I’d like to play some games from my nintendo switch in higher resolution. Is the ecosystem for that sort of thing mature, or should I wait for the bugs to get ironed out, first?
There two main Nintendo Switch emulators, Yuzu and Ryujinx.
Yuzu is more open to sacrificing accuracy for performance, while Ryujinx is a bit more conservative.
Both work amazingly well, with excellent compatibility and extra features like rendering games at higher resolutions, upscaling textures and so on.
Check out Yuzu. Folks are playing TOTK on it so it’s pretty up to date.
I use Yuzu.
its pretty good, depends on the game of course.
I recently loaded Fire Emblem Engage, super mario oddosy, donkey kong tropical freeze, and both zelda BOTW and TOTK. I was running them on my steam deck so performance was so-so, some games better than others, all of them definitely playable though (except super mario sunshine, but that was one I tried probably almost a year ago, yuzu is better now)
emulation still proves to be the best way to play.
Yuzu is awesome, I hope you have a good CPU though.
I hear Yuzu is really good, but Nintendo is rather trigger happy with going after emulators…
Only if they have grounds, Dolphin shot themselves in the food and rightfully got what they deserved.
https://ryujinx.org/ according to them about 3400 of 4050 titles are “Playable”
https://yuzu-emu.org/ according to their compatibility site (checked through archive.org because it seems to not be working rn) 644 titles Perfect, 813 Great, and 1872/2699 titles are Okay or better.
Quite mature.

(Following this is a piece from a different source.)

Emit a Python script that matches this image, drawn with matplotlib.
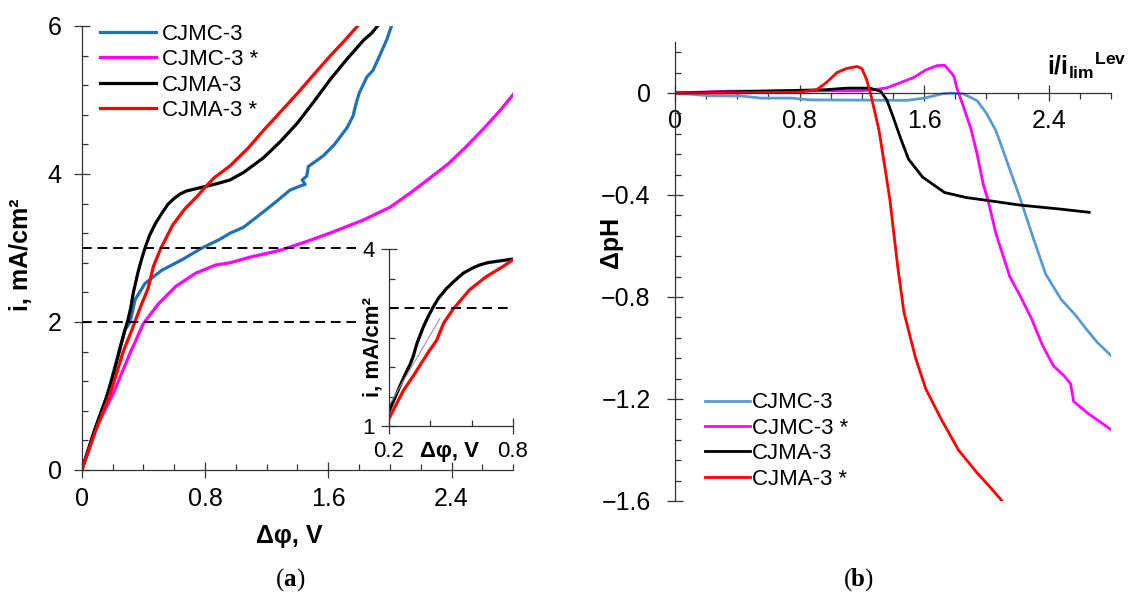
import matplotlib
matplotlib.use('Agg')
import matplotlib.pyplot as plt
from matplotlib.ticker import MultipleLocator, FixedLocator

plt.rcParams['font.family'] = ['Liberation Sans', 'DejaVu Sans']
plt.rcParams['mathtext.fontset'] = 'custom'
plt.rcParams['mathtext.rm'] = 'Liberation Sans'
plt.rcParams['mathtext.bf'] = 'Liberation Sans:bold'

labels = ['CJMC-3', 'CJMC-3 *', 'CJMA-3', 'CJMA-3 *']

# (a) current-voltage curves, i (mA/cm2) vs dphi (V)
a_cjmc_x = [0, 0.087, 0.162, 0.28, 0.314, 0.346, 0.41, 0.52, 0.65, 0.78, 0.89, 0.963, 1.05, 1.18,
            1.27, 1.35, 1.42, 1.45, 1.43, 1.46, 1.47, 1.57, 1.64, 1.72, 1.76, 1.78, 1.80, 1.85,
            1.89, 1.94, 1.98, 2.01]
a_cjmc_y = [0, 0.56, 0.99, 1.89, 2.0, 2.30, 2.52, 2.70, 2.84, 3.0, 3.11, 3.20, 3.28, 3.49,
            3.64, 3.78, 3.84, 3.86, 3.92, 3.97, 4.10, 4.25, 4.40, 4.62, 4.78, 4.95, 5.09, 5.31,
            5.40, 5.63, 5.82, 6.0]
a_cjmcs_x = [0, 0.097, 0.206, 0.314, 0.40, 0.50, 0.61, 0.74, 0.87, 0.963, 1.10, 1.29, 1.45, 1.61,
             1.83, 2.0, 2.13, 2.25, 2.38, 2.50, 2.62, 2.72, 2.81]
a_cjmcs_y = [0, 0.59, 1.04, 1.58, 1.98, 2.25, 2.48, 2.66, 2.77, 2.80, 2.88, 2.97, 3.08, 3.20,
             3.38, 3.55, 3.74, 3.93, 4.14, 4.38, 4.64, 4.87, 5.10]
a_cjma_x = [0, 0.087, 0.162, 0.2, 0.253, 0.28, 0.30, 0.317, 0.335, 0.366, 0.39, 0.414, 0.44, 0.478,
            0.52, 0.559, 0.60, 0.639, 0.68, 0.72, 0.80, 0.88, 0.963, 1.05, 1.18, 1.29, 1.40, 1.50,
            1.61, 1.72, 1.83, 1.88, 1.92]
a_cjma_y = [0, 0.56, 0.99, 1.25, 1.68, 1.89, 2.03, 2.18, 2.40, 2.68, 2.86, 3.02, 3.17, 3.33,
            3.47, 3.59, 3.67, 3.73, 3.77, 3.79, 3.83, 3.87, 3.92, 4.02, 4.22, 4.44, 4.69, 4.96,
            5.27, 5.55, 5.81, 5.90, 6.0]
a_cjmas_x = [0, 0.09, 0.177, 0.2, 0.269, 0.325, 0.35, 0.39, 0.43, 0.465, 0.51, 0.527, 0.59, 0.67,
             0.75, 0.80, 0.86, 0.963, 1.08, 1.18, 1.29, 1.40, 1.50, 1.61, 1.70, 1.79]
a_cjmas_y = [0, 0.53, 0.99, 1.13, 1.60, 1.89, 2.03, 2.25, 2.45, 2.75, 2.98, 3.05, 3.31, 3.53,
             3.70, 3.82, 3.95, 4.11, 4.35, 4.59, 4.84, 5.09, 5.33, 5.59, 5.79, 6.0]
# thin grey tangent in the inset
tangent_x = [0.205, 0.446]
tangent_y = [1.38, 2.82]
ref_levels = [2, 3]

# (b) pH change vs i/ilim
b_cjmc_x = [0, 0.225, 0.43, 0.55, 0.75, 0.87, 1.2, 1.49, 1.60, 1.72, 1.77, 1.85, 1.94, 2.0, 2.06,
            2.08, 2.15, 2.22, 2.29, 2.38, 2.48, 2.57, 2.64, 2.71, 2.80]
b_cjmc_y = [0, -0.011, -0.012, -0.02, -0.02, -0.027, -0.028, -0.029, -0.02, -0.003, 0, -0.003,
            -0.03, -0.08, -0.147, -0.18, -0.30, -0.42, -0.55, -0.71, -0.81, -0.87, -0.925,
            -0.977, -1.03]
b_cjmcs_x = [0, 0.33, 0.66, 1.19, 1.29, 1.36, 1.445, 1.53, 1.61, 1.68, 1.73, 1.745, 1.79, 1.81,
             1.85, 1.90, 1.94, 1.98, 2.01, 2.06, 2.15, 2.22, 2.29, 2.36, 2.43, 2.50, 2.54, 2.56,
             2.66, 2.80]
b_cjmcs_y = [0, 0.007, 0.008, 0.009, 0.014, 0.02, 0.04, 0.06, 0.09, 0.107, 0.109, 0.10, 0.067,
             0.02, -0.05, -0.14, -0.24, -0.36, -0.42, -0.55, -0.72, -0.80, -0.886, -0.99, -1.07,
             -1.11, -1.14, -1.21, -1.26, -1.32]
b_cjma_x = [0, 0.55, 0.97, 1.10, 1.25, 1.32, 1.36, 1.40, 1.45, 1.50, 1.59, 1.73, 1.87, 1.99, 2.22,
            2.47, 2.66]
b_cjma_y = [0, 0.007, 0.013, 0.019, 0.019, 0.007, -0.027, -0.093, -0.18, -0.26, -0.33, -0.39,
            -0.41, -0.42, -0.44, -0.455, -0.468]
b_cjmas_x = [0, 0.3, 0.6, 0.80, 0.91, 0.97, 1.04, 1.10, 1.17, 1.20, 1.23, 1.26, 1.31, 1.35, 1.38,
             1.43, 1.47, 1.545, 1.61, 1.71, 1.82, 1.94, 2.03, 2.10]
b_cjmas_y = [0, 0.0, 0.002, 0.003, 0.013, 0.04, 0.08, 0.096, 0.104, 0.096, 0.053, -0.013, -0.147,
             -0.30, -0.42, -0.68, -0.86, -1.04, -1.16, -1.28, -1.40, -1.49, -1.55, -1.60]

colors_a = ['#1f72b8', '#ff00ff', '#000000', '#ff0000']
colors_b = ['#5b9bd5', '#ff00ff', '#000000', '#ff0000']
spine_c = '#333333'


def style_axes(ax, xminor_dir='in'):
    for s in ['top', 'right']:
        ax.spines[s].set_visible(False)
    for s in ['left', 'bottom']:
        ax.spines[s].set_color(spine_c)
        ax.spines[s].set_linewidth(0.9)
    ax.tick_params(which='major', direction='inout', length=11, width=0.9, color=spine_c,
                   labelsize=18, pad=7)
    ax.tick_params(which='minor', direction='in', length=4, width=0.9, color=spine_c)
    ax.tick_params(axis='x', which='minor', direction=xminor_dir)


fig = plt.figure(figsize=(11.29, 5.94), dpi=100)

# ---- panel (a)
ax1 = fig.add_axes([0.0724, 0.2088, 0.3822, 0.7475])
a_series = [(a_cjmc_x, a_cjmc_y), (a_cjmcs_x, a_cjmcs_y), (a_cjma_x, a_cjma_y), (a_cjmas_x, a_cjmas_y)]
for (x, y), c, lab in zip(a_series, colors_a, labels):
    ax1.plot(x, y, color=c, lw=2.3, label=lab)
for lev in ref_levels:
    ax1.plot([0, 1.78], [lev, lev], color='black', lw=1.4, ls=(0, (5, 3)))
ax1.set_xlim(0, 2.8)
ax1.set_ylim(0, 6)
ax1.xaxis.set_major_locator(FixedLocator([0, 0.8, 1.6, 2.4]))
ax1.xaxis.set_minor_locator(MultipleLocator(0.2))
ax1.yaxis.set_major_locator(MultipleLocator(2))
ax1.yaxis.set_minor_locator(MultipleLocator(0.4))
style_axes(ax1)
ax1.tick_params(axis='y', pad=9)
ax1.set_xticklabels(['0', '0.8', '1.6', '2.4'])
ax1.set_xlabel('Δφ, V', fontsize=18, fontweight='bold')
ax1.xaxis.set_label_coords(0.48, -0.122)
ax1.set_ylabel('i, mA/cm²', fontsize=18, fontweight='bold')
ax1.yaxis.set_label_coords(-0.113, 0.484)
ax1.legend(loc='center left', bbox_to_anchor=(0.0886, 0.878), bbox_transform=fig.transFigure,
           frameon=False, fontsize=16, handlelength=2.5, handletextpad=0.3, labelspacing=0.2,
           borderpad=0, borderaxespad=0)

# inset
axi = fig.add_axes([0.3446, 0.2828, 0.1098, 0.298])
for (x, y), c in zip(a_series[2:], colors_a[2:]):
    axi.plot(x, y, color=c, lw=2.3)
axi.plot(tangent_x, tangent_y, color='#999999', lw=0.8)
axi.plot([0.2, 0.8], [3, 3], color='black', lw=1.4, ls=(0, (5, 3)))
axi.set_xlim(0.2, 0.8)
axi.set_ylim(1, 4)
axi.xaxis.set_major_locator(FixedLocator([0.2, 0.8]))
axi.xaxis.set_minor_locator(FixedLocator([0.4, 0.6]))
axi.yaxis.set_major_locator(FixedLocator([1, 4]))
axi.yaxis.set_minor_locator(MultipleLocator(0.5))
style_axes(axi)
axi.tick_params(which='major', labelsize=16, pad=5)
axi.set_xticklabels(['0.2', '0.8'])
axi.set_yticklabels(['1', '4'])
axi.text(0.49, -0.145, 'Δφ, V', transform=axi.transAxes, ha='center', va='center',
         fontsize=16, fontweight='bold')
axi.text(-0.13, 0.445, 'i, mA/cm²', transform=axi.transAxes, ha='center', va='center',
         rotation=90, fontsize=16, fontweight='bold')

# ---- panel (b)
ax2 = fig.add_axes([0.5979, 0.1566, 0.3862, 0.7727])
b_series = [(b_cjmc_x, b_cjmc_y), (b_cjmcs_x, b_cjmcs_y), (b_cjma_x, b_cjma_y), (b_cjmas_x, b_cjmas_y)]
for (x, y), c, lab in zip(b_series, colors_b, labels):
    ax2.plot(x, y, color=c, lw=2.0, label=lab)
ax2.set_xlim(0, 2.8)
ax2.set_ylim(-1.6, 0.2)
ax2.spines['bottom'].set_position(('data', 0))
ax2.xaxis.set_major_locator(FixedLocator([0, 0.8, 1.6, 2.4]))
ax2.xaxis.set_minor_locator(MultipleLocator(0.2))
ax2.yaxis.set_major_locator(FixedLocator([-1.6, -1.2, -0.8, -0.4, 0]))
ax2.yaxis.set_minor_locator(MultipleLocator(0.08))
style_axes(ax2, xminor_dir='out')
ax2.tick_params(axis='x', pad=6)
ax2.tick_params(axis='y', pad=12)
ax2.set_xticklabels(['0', '0.8', '1.6', '2.4'])
ax2.set_yticklabels(['\u22121.6', '\u22121.2', '\u22120.8', '\u22120.4', '0'])
ax2.set_ylabel('ΔpH', fontsize=18, fontweight='bold')
ax2.yaxis.set_label_coords(-0.119, 0.564)
fig.text(0.998, 0.874, r'$\mathbf{i/i_{lim}{}^{Lev}}$', ha='right', va='baseline', fontsize=18)
ax2.legend(loc='center left', bbox_to_anchor=(0.6245, 0.2576), bbox_transform=fig.transFigure,
           frameon=False, fontsize=16, handlelength=2.0, handletextpad=0.1, labelspacing=0.2,
           borderpad=0, borderaxespad=0)

# panel letters: normal parentheses, bold letter
for xc, letter in [(290 / 1129, 'a'), (858 / 1129, 'b')]:
    yc = 1 - 580 / 594
    fig.text(xc, yc, letter, ha='center', va='center', fontsize=18, fontweight='bold',
             family='Liberation Serif')
    fig.text(xc - 0.0055, yc, '(', ha='right', va='center', fontsize=18, family='Liberation Serif')
    fig.text(xc + 0.0055, yc, ')', ha='left', va='center', fontsize=18, family='Liberation Serif')

fig.savefig('out.png', dpi=100)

Ryujinx had day-one support for Tears of the Kingdom. Things just keep getting faster.
I personally use Ryujinx and I’ve played games like The Legend of Zelda: Breath of the Wild, Super Mario Odyssey, and they run fine. (I think there is a slight problem with cutscenes, but I’ve heard they’re working on it.)
Many (if not most) games are playable.
In addition to what others have said here, I strongly recommend compiling your own build of Yuzu from github, which often contains additional compatibility patches that haven’t yet made it to mainline (and for which there is no precompiled binary unless you’re willing to fork over some cash). The instructions are straightforward and should work on any modern distribution.
Yuzu is already really impressive. I have a relatively low-end system (rx570, ryzen 2200g) so I’m not really trying to push graphics, but I’ve been playing totk comfortably at 20-30 fps (yeah I know my standards are low, but it’s perfectly enjoyable). There are a few occasional graphical bugs, but none are game breaking, and the major ones have been fixed. And remember, this game is a recent release. Older stuff is generally going to work a lot better.
Since it’s mostly cpu bound, with a more powerful system (and probably a less demanding game) you can probably up the resolution quite a bit. I was even able to turn on fsr without a noticable performance loss.
There’s a compatibility list you can check, although it seems down right now.
That compatibility list isn’t worth checking. It hasn’t been updated in years when compatibility can improve dramatically even between minor releases. I’m playing games at 1080p with no glitches on titles that the compatibility list tell me shouldn’t be able to get past the menu.
Also, that list doesn’t consider workarounds making a title playable, so titles like Diablo II, which apparently works just fine if you use an offline patch (haven’t tried this, myself), are listed as incompatible.
tl;dr: If that list says that a game is playable, it’s probably playable, but if it says the game is bad or not working at all, you’ll need to look into it yourself.
Oh, didn’t know that. Thanks for clarifying!
Yuzu works really well, it’s quite intensive tough. My Amd Rx6500 can just about keep up playing native resolution.